Cost-of-living gaps shape where Puerto Ricans live in U.S.
The Puerto Rico Institute of Statistics has released new data showing that millions of Puerto Ricans living in the United States are concentrated in metropolitan areas where day-to-day expenses exceed those in the San Juan-Bayamón-Caguas region.
The analysis found that the New York-Newark-Jersey City metro area, the largest stateside hub of Puerto Rican residents, has living costs more than 40% higher than those in Puerto Rico’s primary metro region.
Half of the 10 U.S. metro areas with the largest Puerto Rican populations also report higher cost-of-living indices than San Juan.
The Institute combined cost-of-living data from the Cost-of-Living Index survey with U.S. Census Bureau demographic information to map where Puerto Ricans reside and what it costs to live in those areas.
The disparities vary across regions. Orlando-Kissimmee-Sanford, the second-largest population center of Puerto Rican residents, has a cost-of-living index 10.3% below the San Juan metro area. But other major destinations, including long-established enclaves in the Northeast, significantly exceed Puerto Rico’s benchmark.
The Institute’s updated third-quarter 2025 COLI results show that the San Juan-Bayamón-Caguas metro area recorded a cost of living 2.2% above the average of 290 participating urban regions.

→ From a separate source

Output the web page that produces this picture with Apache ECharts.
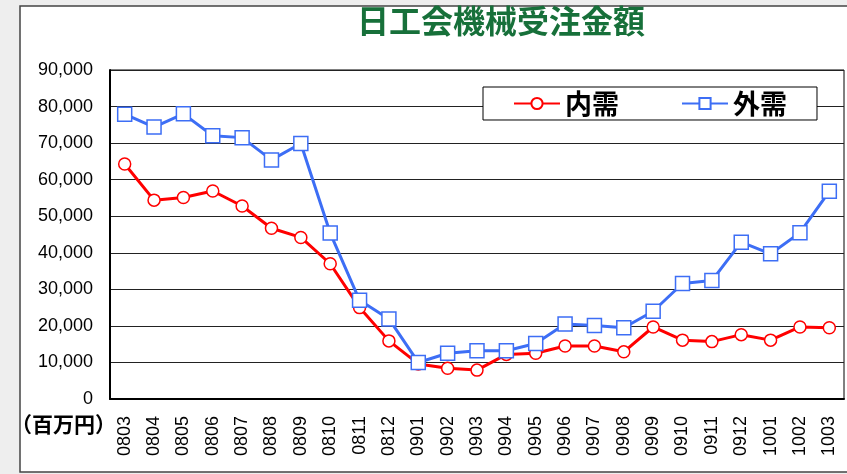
<!DOCTYPE html>
<html>
<head>
<meta charset="utf-8">
<script src="https://cdn.jsdelivr.net/npm/echarts@6/dist/echarts.min.js"></script>
<style>
  html, body { margin: 0; padding: 0; background: #eeeeee; }
  #chart { width: 847px; height: 474px; }
</style>
</head>
<body>
<div id="chart"></div>
<script>
// 月（年月 yymm）
const months = ["0803", "0804", "0805", "0806", "0807", "0808", "0809", "0810", "0811", "0812",
  "0901", "0902", "0903", "0904", "0905", "0906", "0907", "0908", "0909", "0910",
  "0911", "0912", "1001", "1002", "1003"];

// 内需（百万円）
const naiju = [64300, 54400, 55100, 56900, 52800, 46700, 44200, 37000, 25000, 15900,
  9600, 8400, 7900, 12200, 12500, 14500, 14500, 12900, 19700, 16100,
  15700, 17600, 16100, 19700, 19500];

// 外需（百万円）
const gaiju = [77900, 74400, 78000, 72000, 71500, 65400, 69900, 45400, 27000, 21900,
  10000, 12500, 13200, 13200, 15200, 20500, 20100, 19500, 24000, 31600,
  32400, 42900, 39700, 45500, 56800];

const yTicks = [0, 10000, 20000, 30000, 40000, 50000, 60000, 70000, 80000, 90000];

const jpFont = '"Noto Sans CJK JP", "Liberation Sans", sans-serif';
const numFont = '"Liberation Sans", Arial, sans-serif';

const chart = echarts.init(document.getElementById("chart"));

const option = {
  backgroundColor: "transparent",
  animation: false,
  graphic: [
    // 外枠
    {
      type: "rect",
      z: -100,
      shape: { x: 20, y: 6, width: 840, height: 466 },
      style: { fill: "#ffffff", stroke: "#444444", lineWidth: 1.5 },
    },
    // 単位
    {
      type: "text",
      z: 10,
      x: 11,
      y: 424,
      style: {
        text: "（百万円）",
        fill: "#000000",
        font: 'bold 21px "Noto Sans CJK JP", sans-serif',
        verticalAlign: "middle",
        align: "left",
      },
    },
  ],
  title: {
    text: "日工会機械受注金額",
    left: 352,
    top: 0,
    textStyle: {
      color: "#17703a",
      fontSize: 32,
      fontWeight: "bold",
      fontFamily: jpFont,
    },
  },
  legend: {
    left: 483,
    top: 87,
    padding: [3, 30, 3, 30],
    itemGap: 62,
    itemWidth: 46,
    itemHeight: 14,
    backgroundColor: "#ffffff",
    borderColor: "#000000",
    borderWidth: 1,
    textStyle: {
      color: "#000000",
      fontSize: 27,
      fontWeight: "bold",
      fontFamily: jpFont,
    },
    data: ["内需", "外需"],
  },
  grid: {
    left: 110,
    right: 3,
    top: 70,
    bottom: 75,
    show: true,
    borderColor: "#000000",
    borderWidth: 1,
  },
  xAxis: {
    type: "category",
    data: months,
    boundaryGap: true,
    axisLine: { lineStyle: { color: "#000000", width: 2 } },
    axisTick: { inside: true, length: 4, lineStyle: { color: "#000000" } },
    axisLabel: {
      rotate: 90,
      margin: 17,
      color: "#000000",
      fontSize: 18,
      fontFamily: numFont,
      interval: 0,
    },
  },
  yAxis: {
    type: "value",
    min: yTicks[0],
    max: yTicks[yTicks.length - 1],
    interval: yTicks[1] - yTicks[0],
    axisLine: { show: true, lineStyle: { color: "#000000", width: 2 } },
    axisTick: { show: false },
    splitLine: { lineStyle: { color: "#222222", width: 1 } },
    axisLabel: {
      margin: 17,
      color: "#000000",
      fontSize: 18,
      fontFamily: numFont,
      formatter: (v) => v.toLocaleString("en-US"),
    },
  },
  series: [
    {
      name: "内需",
      type: "line",
      data: naiju,
      symbol: "circle",
      symbolSize: 12,
      lineStyle: { color: "#ff0000", width: 3 },
      itemStyle: { color: "#ffffff", borderColor: "#ff0000", borderWidth: 1.5 },
    },
    {
      name: "外需",
      type: "line",
      data: gaiju,
      symbol: "rect",
      symbolSize: 14,
      lineStyle: { color: "#3d6ef5", width: 3 },
      itemStyle: { color: "#ffffff", borderColor: "#3d6ef5", borderWidth: 1.5 },
    },
  ],
};

chart.setOption(option);
</script>
</body>
</html>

Utilities were a major driver. Prices were 60.4% higher than the national urban average, placing the metro area seventh among all surveyed jurisdictions. Supermarket goods also ranked high, with prices 9.5% above the national average and 17th among all areas measured.
By contrast, the metro area remains more affordable in transportation, health care and miscellaneous goods, and falls near or below the midpoint in housing costs when compared with metros that also have large Puerto Rican populations.
Of the 10 stateside metropolitan areas with the largest Puerto Rican communities, six have higher housing cost indices than San Juan.
Institute officials said the comparisons are essential to understanding how economic pressures differ between island and stateside households.
“The cost of living is one of the most important economic issues for Puerto Rican society, as it determines the availability of household resources and the sustainability of their consumption patterns,” said Ronald G. Hernández-Maldonado, statistical project manager in economics.
“Integrating demographic and economic analyses among the Institute’s units strengthens our ability to more accurately assess the economic conditions of Puerto Rican households and generate solid empirical evidence on the contemporary challenges they face,” he said.
Lanselotte Oliveras-Vega, assistant for statistical projects in demography and geography, noted that 5,869,928 people who identify as Puerto Rican live in U.S. metropolitan areas.
“Of this total, four out of five live in [a Metropolitan Statistical Area] that is part of the COLI survey,” she said.
She said the New York-Newark-Jersey City and Orlando-Kissimmee-Sanford metros remain the largest population centers, reflecting older migration patterns in the Northeast and more recent settlement in Florida. She added that New York’s diminishing centrality for Puerto Rican residents “could be its high cost of living.”
Puerto Rico participates quarterly in the national COLI effort, which compares typical costs for moderately affluent professional and managerial households in nearly 300 urban areas.